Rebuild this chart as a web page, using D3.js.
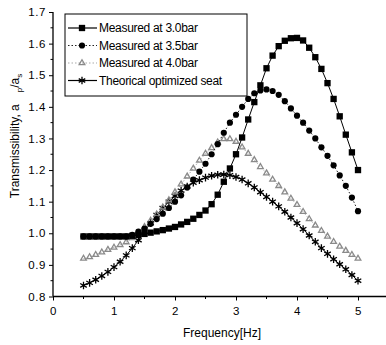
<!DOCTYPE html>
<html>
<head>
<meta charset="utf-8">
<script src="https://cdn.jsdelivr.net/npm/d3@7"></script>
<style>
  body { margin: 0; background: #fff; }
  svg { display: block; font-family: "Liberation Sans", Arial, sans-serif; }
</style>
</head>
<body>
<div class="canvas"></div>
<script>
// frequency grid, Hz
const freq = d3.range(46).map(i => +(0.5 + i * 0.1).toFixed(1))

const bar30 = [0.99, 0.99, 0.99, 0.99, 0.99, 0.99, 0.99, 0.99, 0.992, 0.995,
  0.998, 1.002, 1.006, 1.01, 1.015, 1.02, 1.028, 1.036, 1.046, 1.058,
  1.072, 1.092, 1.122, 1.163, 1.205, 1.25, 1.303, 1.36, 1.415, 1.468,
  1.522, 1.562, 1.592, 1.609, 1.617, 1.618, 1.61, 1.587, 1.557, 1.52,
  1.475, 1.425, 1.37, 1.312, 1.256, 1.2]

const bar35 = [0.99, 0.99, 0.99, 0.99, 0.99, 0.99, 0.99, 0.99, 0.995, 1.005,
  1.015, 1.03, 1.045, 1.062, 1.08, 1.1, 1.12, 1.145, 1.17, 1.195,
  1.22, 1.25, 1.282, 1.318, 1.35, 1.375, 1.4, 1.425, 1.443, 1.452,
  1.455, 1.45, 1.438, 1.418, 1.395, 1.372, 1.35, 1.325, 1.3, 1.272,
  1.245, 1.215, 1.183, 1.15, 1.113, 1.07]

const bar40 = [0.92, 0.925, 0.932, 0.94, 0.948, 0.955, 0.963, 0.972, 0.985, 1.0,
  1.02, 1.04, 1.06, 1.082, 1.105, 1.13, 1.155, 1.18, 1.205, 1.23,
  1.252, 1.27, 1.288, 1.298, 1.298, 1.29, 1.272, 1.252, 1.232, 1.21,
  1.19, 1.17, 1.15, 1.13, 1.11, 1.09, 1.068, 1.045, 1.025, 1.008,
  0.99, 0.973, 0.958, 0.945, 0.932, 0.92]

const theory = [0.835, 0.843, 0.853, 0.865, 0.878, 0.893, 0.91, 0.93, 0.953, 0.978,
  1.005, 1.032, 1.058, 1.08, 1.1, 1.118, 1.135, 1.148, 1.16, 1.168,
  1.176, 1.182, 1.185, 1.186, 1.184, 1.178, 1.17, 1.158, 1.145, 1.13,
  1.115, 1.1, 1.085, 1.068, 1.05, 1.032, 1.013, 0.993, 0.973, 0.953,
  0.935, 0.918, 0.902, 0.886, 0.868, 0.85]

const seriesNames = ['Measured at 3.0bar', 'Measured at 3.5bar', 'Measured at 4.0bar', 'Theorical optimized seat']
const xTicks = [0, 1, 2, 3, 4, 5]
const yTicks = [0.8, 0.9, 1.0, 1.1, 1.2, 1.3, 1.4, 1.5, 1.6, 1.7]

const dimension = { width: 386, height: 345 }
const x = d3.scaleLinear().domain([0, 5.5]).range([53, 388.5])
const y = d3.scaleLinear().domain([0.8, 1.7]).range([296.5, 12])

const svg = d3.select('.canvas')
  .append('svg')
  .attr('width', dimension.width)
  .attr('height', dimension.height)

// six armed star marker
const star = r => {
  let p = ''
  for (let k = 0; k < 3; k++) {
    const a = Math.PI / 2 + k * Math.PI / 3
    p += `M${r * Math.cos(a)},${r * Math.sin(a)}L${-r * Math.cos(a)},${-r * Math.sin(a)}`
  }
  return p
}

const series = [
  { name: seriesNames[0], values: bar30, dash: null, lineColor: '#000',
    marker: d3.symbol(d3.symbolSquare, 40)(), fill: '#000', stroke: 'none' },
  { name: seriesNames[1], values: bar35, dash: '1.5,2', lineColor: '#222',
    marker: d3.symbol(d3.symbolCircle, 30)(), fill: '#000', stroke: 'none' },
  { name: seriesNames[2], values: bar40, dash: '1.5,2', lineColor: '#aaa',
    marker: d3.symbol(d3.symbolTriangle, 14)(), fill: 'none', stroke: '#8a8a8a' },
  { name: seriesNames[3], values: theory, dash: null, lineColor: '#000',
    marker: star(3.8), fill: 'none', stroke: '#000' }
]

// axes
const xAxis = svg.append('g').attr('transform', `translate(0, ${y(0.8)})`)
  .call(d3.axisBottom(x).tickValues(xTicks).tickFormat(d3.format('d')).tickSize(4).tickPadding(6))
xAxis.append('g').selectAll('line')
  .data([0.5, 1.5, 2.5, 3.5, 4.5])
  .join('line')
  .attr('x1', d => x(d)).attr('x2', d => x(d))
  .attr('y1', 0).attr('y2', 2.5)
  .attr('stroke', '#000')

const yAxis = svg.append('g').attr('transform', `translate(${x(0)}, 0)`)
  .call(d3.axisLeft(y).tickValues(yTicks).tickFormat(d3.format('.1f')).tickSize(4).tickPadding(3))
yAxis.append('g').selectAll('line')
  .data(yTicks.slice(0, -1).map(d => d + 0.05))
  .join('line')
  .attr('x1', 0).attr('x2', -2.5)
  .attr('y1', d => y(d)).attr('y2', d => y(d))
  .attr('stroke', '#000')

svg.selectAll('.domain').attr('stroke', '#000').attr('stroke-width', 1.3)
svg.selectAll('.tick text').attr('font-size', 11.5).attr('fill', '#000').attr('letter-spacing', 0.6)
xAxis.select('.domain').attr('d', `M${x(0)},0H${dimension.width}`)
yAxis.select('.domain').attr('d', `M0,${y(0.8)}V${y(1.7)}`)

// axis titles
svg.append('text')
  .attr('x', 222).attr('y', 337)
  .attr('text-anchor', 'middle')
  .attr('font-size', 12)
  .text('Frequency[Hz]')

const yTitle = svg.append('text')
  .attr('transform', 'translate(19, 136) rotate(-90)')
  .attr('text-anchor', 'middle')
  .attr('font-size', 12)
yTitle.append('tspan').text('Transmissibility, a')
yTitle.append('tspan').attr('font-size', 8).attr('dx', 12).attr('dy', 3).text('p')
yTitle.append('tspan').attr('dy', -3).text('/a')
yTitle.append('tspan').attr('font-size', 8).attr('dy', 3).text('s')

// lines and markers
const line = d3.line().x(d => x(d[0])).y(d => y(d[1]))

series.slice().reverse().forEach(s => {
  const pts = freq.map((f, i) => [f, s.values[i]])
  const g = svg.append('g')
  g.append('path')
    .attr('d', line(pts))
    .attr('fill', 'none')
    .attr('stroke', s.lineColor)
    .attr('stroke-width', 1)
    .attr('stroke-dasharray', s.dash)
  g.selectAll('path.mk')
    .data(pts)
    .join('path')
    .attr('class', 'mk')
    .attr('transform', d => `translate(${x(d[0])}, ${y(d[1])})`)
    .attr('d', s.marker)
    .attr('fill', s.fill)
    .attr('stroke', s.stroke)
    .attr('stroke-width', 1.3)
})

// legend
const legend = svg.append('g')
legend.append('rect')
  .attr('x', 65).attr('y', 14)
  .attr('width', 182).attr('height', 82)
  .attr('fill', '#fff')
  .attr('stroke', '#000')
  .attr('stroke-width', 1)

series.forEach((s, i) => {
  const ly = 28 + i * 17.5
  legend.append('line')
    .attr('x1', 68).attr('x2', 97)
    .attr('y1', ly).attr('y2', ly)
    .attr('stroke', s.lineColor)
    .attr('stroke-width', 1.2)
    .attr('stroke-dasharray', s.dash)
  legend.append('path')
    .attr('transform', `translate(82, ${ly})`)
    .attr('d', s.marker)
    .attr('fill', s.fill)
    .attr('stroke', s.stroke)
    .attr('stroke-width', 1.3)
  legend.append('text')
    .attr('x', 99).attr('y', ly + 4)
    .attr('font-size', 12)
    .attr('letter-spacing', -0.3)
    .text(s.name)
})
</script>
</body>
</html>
|---|
> [Exercise task] Emit the lines of the material exactly, from its first line to the line containing "const freq = d3.range(46).map(i", inclusive; leave every picture out.

> [Output for this task]
Rebuild this chart as a web page, using D3.js.
<!DOCTYPE html>
<html>
<head>
<meta charset="utf-8">
<script src="https://cdn.jsdelivr.net/npm/d3@7"></script>
<style>
  body { margin: 0; background: #fff; }
  svg { display: block; font-family: "Liberation Sans", Arial, sans-serif; }
</style>
</head>
<body>
<div class="canvas"></div>
<script>
// frequency grid, Hz
const freq = d3.range(46).map(i => +(0.5 + i * 0.1).toFixed(1))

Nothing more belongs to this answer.